Extending Mayoral Control over All New York Schools
The subject of New York schools and who gets to control them is always a hot one for mayors who take office not just in the City, but also in other cities around the state.  The topic is one of contention mainly in the Big 5 New York Schools – New York City, Yonkers, Syracuse, Rochester, and Buffalo.  Mayors already control school administration in New York City and Yonkers.  Syracuse, Rochester and Buffalo, on the other hand are run by independent school boards and with absolutely no input or interference from the mayor’s office.  And what’s more, they’d like to keep it that way.
Already, there are rumbles of dissent against any extension of this mayoral control policy in other New York schools.  Some opponents of mayoral control maintain that their schools have no need for any mayoral input. Mayors, on the other hand believe that New York schools run best when the mayor is in charge of affairs.  
Mayoral control of New York schools covers a variety of arrangements. Some cities allow the Mayor to dissolve school boards altogether.  Other New York schools like those in the City prefer to have certain members of school boards appointed by the Mayor.
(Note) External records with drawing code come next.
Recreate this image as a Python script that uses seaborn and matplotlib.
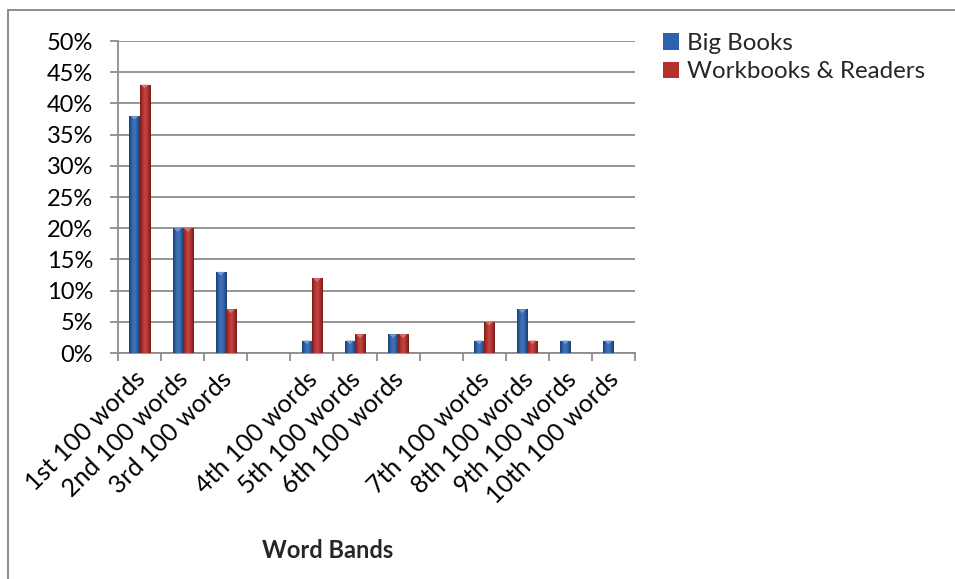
import numpy as np
import pandas as pd
import matplotlib
matplotlib.use("Agg")
import matplotlib.pyplot as plt
import matplotlib.patches as mpatches
import matplotlib.transforms as mtransforms
from matplotlib.colors import to_rgb, LinearSegmentedColormap
from matplotlib.ticker import FuncFormatter, FixedLocator
import seaborn as sns

# Word-band categories (two blank spacer slots keep the gaps in the axis)
categories = ["1st 100 words", "2nd 100 words", "3rd 100 words", " ",
              "4th 100 words", "5th 100 words", "6th 100 words", "  ",
              "7th 100 words", "8th 100 words", "9th 100 words", "10th 100 words"]
bands = ["1st 100 words", "2nd 100 words", "3rd 100 words",
         "4th 100 words", "5th 100 words", "6th 100 words",
         "7th 100 words", "8th 100 words", "9th 100 words", "10th 100 words"]
big_books = [0.38, 0.20, 0.13, 0.02, 0.02, 0.03, 0.02, 0.07, 0.02, 0.02]
workbooks_readers = [0.43, 0.20, 0.07, 0.12, 0.03, 0.03, 0.05, 0.02, 0.0, 0.0]
series_names = ["Big Books", "Workbooks & Readers"]
y_ticks = [0.0, 0.05, 0.10, 0.15, 0.20, 0.25, 0.30, 0.35, 0.40, 0.45, 0.50]

colors = {"Big Books": "#2D63AE", "Workbooks & Readers": "#B8302E"}
grid_gray = "#8C8C8C"
FS = 17

df = pd.DataFrame({
    "band": bands * 2,
    "share": big_books + workbooks_readers,
    "series": [series_names[0]] * len(bands) + [series_names[1]] * len(bands),
})

sns.set_style("white")
plt.rcParams["font.family"] = ["Lato", "DejaVu Sans"]

W, H = 955, 579
fig = plt.figure(figsize=(W / 100, H / 100), dpi=100)
ax = fig.add_axes([118 / W, 1 - 353 / H, (635 - 118) / W, (353 - 41) / H])

sns.barplot(data=df, x="band", y="share", hue="series", order=categories,
            hue_order=series_names, palette=colors, width=0.47, gap=0,
            saturation=1, legend=False, ax=ax, zorder=3, linewidth=0,
            errorbar=None)

ax.set_xlim(-0.5, len(categories) - 0.5)
ax.set_ylim(0, 0.5)


def shade(c, f):
    r = np.array(to_rgb(c))
    if f < 1:
        return tuple(r * f)
    return tuple(r + (1 - r) * (f - 1))


# Bevelled look: horizontal gradient clipped to each bar, plus a light top cap
for bar in list(ax.patches):
    h = bar.get_height()
    if not np.isfinite(h) or h <= 0:
        continue
    x0, w = bar.get_x(), bar.get_width()
    base = bar.get_facecolor()[:3]
    cmap = LinearSegmentedColormap.from_list(
        "bevel", [shade(base, 0.62), shade(base, 1.0), shade(base, 1.12),
                  shade(base, 0.95), shade(base, 0.6)])
    grad = np.linspace(0, 1, 64).reshape(1, -1)
    im = ax.imshow(grad, cmap=cmap, extent=[x0, x0 + w, 0, h], aspect="auto",
                   zorder=3.5, interpolation="bicubic")
    im.set_clip_path(bar)
    cap_h = 0.006
    tri = mpatches.Polygon([[x0 + w * 0.12, h], [x0 + w * 0.88, h],
                            [x0 + w * 0.5, h - cap_h]], closed=True,
                           facecolor=shade(base, 1.35), edgecolor="none",
                           zorder=3.6)
    ax.add_patch(tri)

ax.set_xlim(-0.5, len(categories) - 0.5)
ax.set_ylim(0, 0.5)

# Axes, grid and ticks
ax.set_yticks(y_ticks)
ax.yaxis.set_major_formatter(FuncFormatter(lambda v, p: f"{round(v * 100):d}%"))
ax.yaxis.grid(True, color=grid_gray, linewidth=1.3, zorder=0)
ax.set_axisbelow(True)
for side in ["top", "right"]:
    ax.spines[side].set_visible(False)
for side in ["left", "bottom"]:
    ax.spines[side].set_color(grid_gray)
    ax.spines[side].set_linewidth(1.3)
ax.tick_params(axis="y", which="major", length=6, width=1.3, color=grid_gray,
               pad=12, labelsize=FS, labelcolor="black", left=True)
ax.set_xticks(range(len(categories)))
ax.set_xticklabels(categories, rotation=45, ha="right", rotation_mode="anchor",
                   va="center")
ax.tick_params(axis="x", which="major", length=0, pad=16, labelsize=18,
               labelcolor="black")
shift = mtransforms.ScaledTranslation(2 / 100, 0, fig.dpi_scale_trans)
for lab in ax.get_xticklabels():
    lab.set_transform(lab.get_transform() + shift)
ax.xaxis.set_minor_locator(FixedLocator(np.arange(-0.5, len(categories), 1.0)))
ax.tick_params(axis="x", which="minor", length=6, width=1.3, color=grid_gray,
               bottom=True)
ax.set_xlabel("")
ax.set_ylabel("")

# Legend
handles = [mpatches.Patch(facecolor=colors[s], edgecolor="none") for s in series_names]
ax.legend(handles, series_names, loc="upper left",
          bbox_to_anchor=(663 / W, 1 - 33 / H), bbox_transform=fig.transFigure,
          frameon=False, fontsize=17.4, handlelength=0.65, handleheight=0.65,
          handletextpad=0.35, borderaxespad=0, borderpad=0, labelspacing=0.3)

# Axis title
fig.text(328 / W, 1 - 550 / H, "Word Bands", ha="center", va="center",
         fontsize=FS, fontweight="bold")

# Chart frame
fig.patches.append(mpatches.Rectangle((8 / W, -0.1), 1.2, 1.1 - 10 / H,
                                      transform=fig.transFigure, fill=False,
                                      edgecolor=grid_gray, linewidth=1.4))

fig.savefig("out.png", dpi=100)
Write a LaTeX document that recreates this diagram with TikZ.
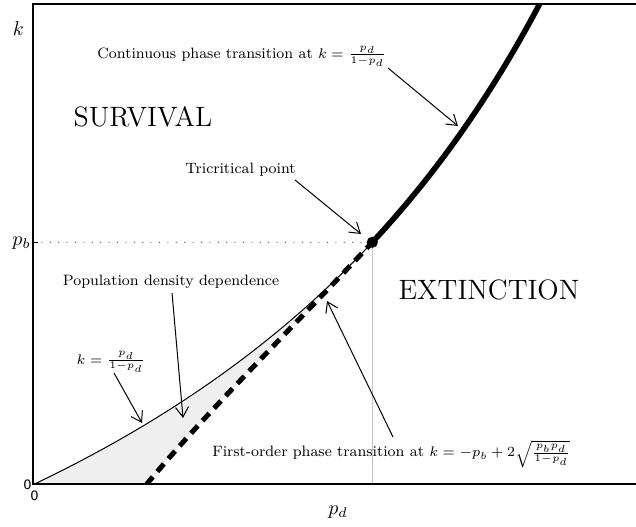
\documentclass[tikz,border=0pt]{standalone}
\usepackage{amsmath}
\usepackage{fontspec}
\newfontfamily\ticksans{DejaVu Sans}
\usepackage{tikz}
\usetikzlibrary{arrows.meta}
\definecolor{cFill}{HTML}{EFEFEF}
\definecolor{cGrid}{HTML}{C4C4C4}
\definecolor{cDot}{HTML}{444444}
\tikzset{
  spine/.style={line width=1pt},
  ann/.style={font=\fontsize{7.5}{9}\selectfont,inner sep=0pt},
  region/.style={font=\fontsize{14}{16.8}\selectfont,inner sep=0pt},
  axlbl/.style={font=\fontsize{10}{12}\selectfont,inner sep=0pt},
  ticklbl/.style={font=\ticksans\fontsize{6.5}{7.8}\selectfont,inner sep=0pt},
  pointer/.style={-{Straight Barb[length=5pt,width=6.5pt]},line width=0.5pt},
  contline/.style={line width=2.8pt},
  foline/.style={line width=2.5pt,dash pattern=on 5pt off 3.5pt},
  declare function={kc(\x)=\x/(1-\x); kf(\x)=-0.5+2*sqrt(0.5*\x/(1-\x));},
}

\begin{document}
\begin{tikzpicture}[x=508.2pt,y=242.2pt]
  \useasboundingbox (-0.03296,-0.08774) rectangle (0.5928,1.0002);
  % shaded band between the two lower curves
  \fill[cFill] plot[domain=0:0.33333,samples=60] (\x,{kc(\x)})
    -- plot[domain=0.33333:0.11111,samples=60] (\x,{kf(\x)}) -- cycle;
  \coordinate (tc) at (0.33333,0.5);
  \draw[cGrid,line width=0.5pt] (tc) -- (0.33333,0);
  \draw[cDot,line width=0.6pt,line cap=round,dash pattern=on 0pt off 4.2pt] (0,0.5) -- (tc);
  \draw[line width=0.5pt] (0,0.5) -- ++(2.5pt,0);
  \draw[line width=0.5pt] plot[domain=0:0.33333,samples=60] (\x,{kc(\x)});
  \begin{scope}
    \clip (0,0) rectangle (0.5928,0.9926);
    \draw[contline] plot[domain=0.33333:0.5,samples=60] (\x,{kc(\x)});
    \draw[foline] plot[domain=0.11111:0.33333,samples=60] (\x,{kf(\x)});
  \end{scope}
  \fill (tc) circle[radius=2.8pt];
  \draw[spine] (0.5928,0.9926) -- (0,0.9926) -- (0,0) -- (0.5928,0);

  \node[axlbl] (klab) at (-0.01476,0.9414) {$k$};
  \node[axlbl] (pdlab) at (0.2996,-0.0568) {$p_d$};
  \node[axlbl,anchor=east] (pblab) at (-0.0025,0.4985) {$p_b$};
  \node[ticklbl,anchor=east] (zy) at (-0.0015,-0.001) {0};
  \node[ticklbl] (zx) at (0.001,-0.0235) {0};

  \node[region] (surv) at (0.1077,0.7587) {SURVIVAL};
  \node[region] (ext) at (0.4481,0.4015) {EXTINCTION};
  \node[ann,anchor=base west] (lcont) at (0.0625,0.8799)
    {Continuous phase transition at $k=\frac{p_d}{1-p_d}$};
  \node[ann] (ltri) at (0.2037,0.6493) {Tricritical point};
  \node[ann] (lpop) at (0.1353,0.4180) {Population density dependence};
  \node[ann] (lspin) at (0.0762,0.2529) {$k=\frac{p_d}{1-p_d}$};
  \node[ann,anchor=base west] (lfirst) at (0.1756,0.0568)
    {First-order phase transition at $k=-p_b+2\sqrt{\frac{p_b p_d}{1-p_d}}$};

  \coordinate (contA) at (0.3488,0.8598);  \coordinate (contB) at (0.4176,0.7401);
  \coordinate (triA) at (0.2573,0.6286);   \coordinate (triB) at (0.3222,0.5171);
  \coordinate (popA) at (0.1363,0.3953);   \coordinate (popB) at (0.1471,0.1373);
  \coordinate (spinA) at (0.0792,0.2302);  \coordinate (spinB) at (0.1068,0.1270);
  \coordinate (firstA) at (0.3537,0.0981); \coordinate (firstB) at (0.2888,0.3788);
  \draw[pointer] (contA) -- (contB);
  \draw[pointer] (triA) -- (triB);
  \draw[pointer] (popA) -- (popB);
  \draw[pointer] (spinA) -- (spinB);
  \draw[pointer] (firstA) -- (firstB);
\end{tikzpicture}
\end{document}
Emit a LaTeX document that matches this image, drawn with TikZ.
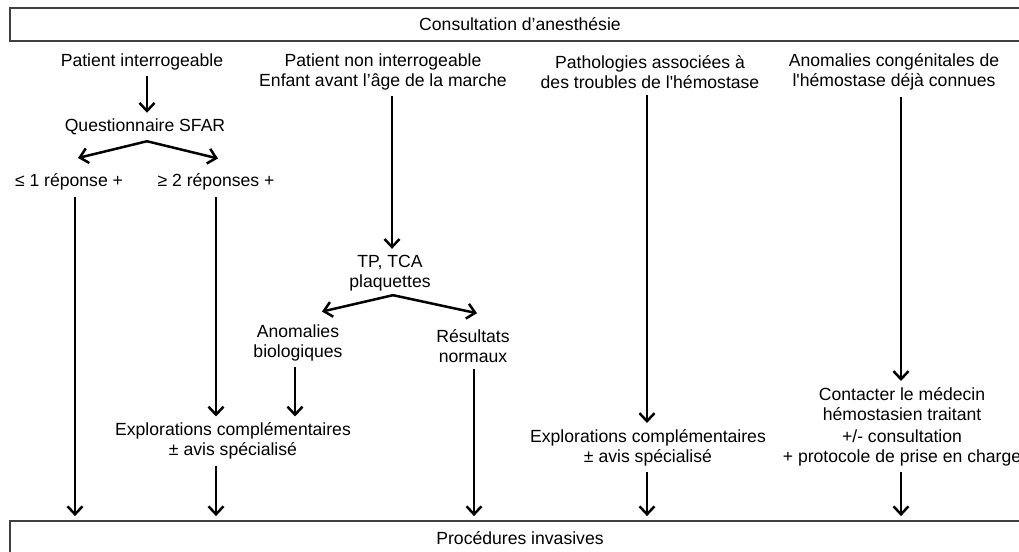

In New York schools which are now currently under the control of independent school boards, opponents argue that giving the mayor control over school affairs goes against the principles of democracy.  When school board members are elected by the public, it helps maintain some semblance of answerability. 
They are right.  Mayors should concentrate on the million other things that come directly under their purview and should leave schools to be run by independent school boards elected by the public.  Giving a single individual huge power over New York schools sets an unhealthy example, and does not bode well for schools which produce our future citizens.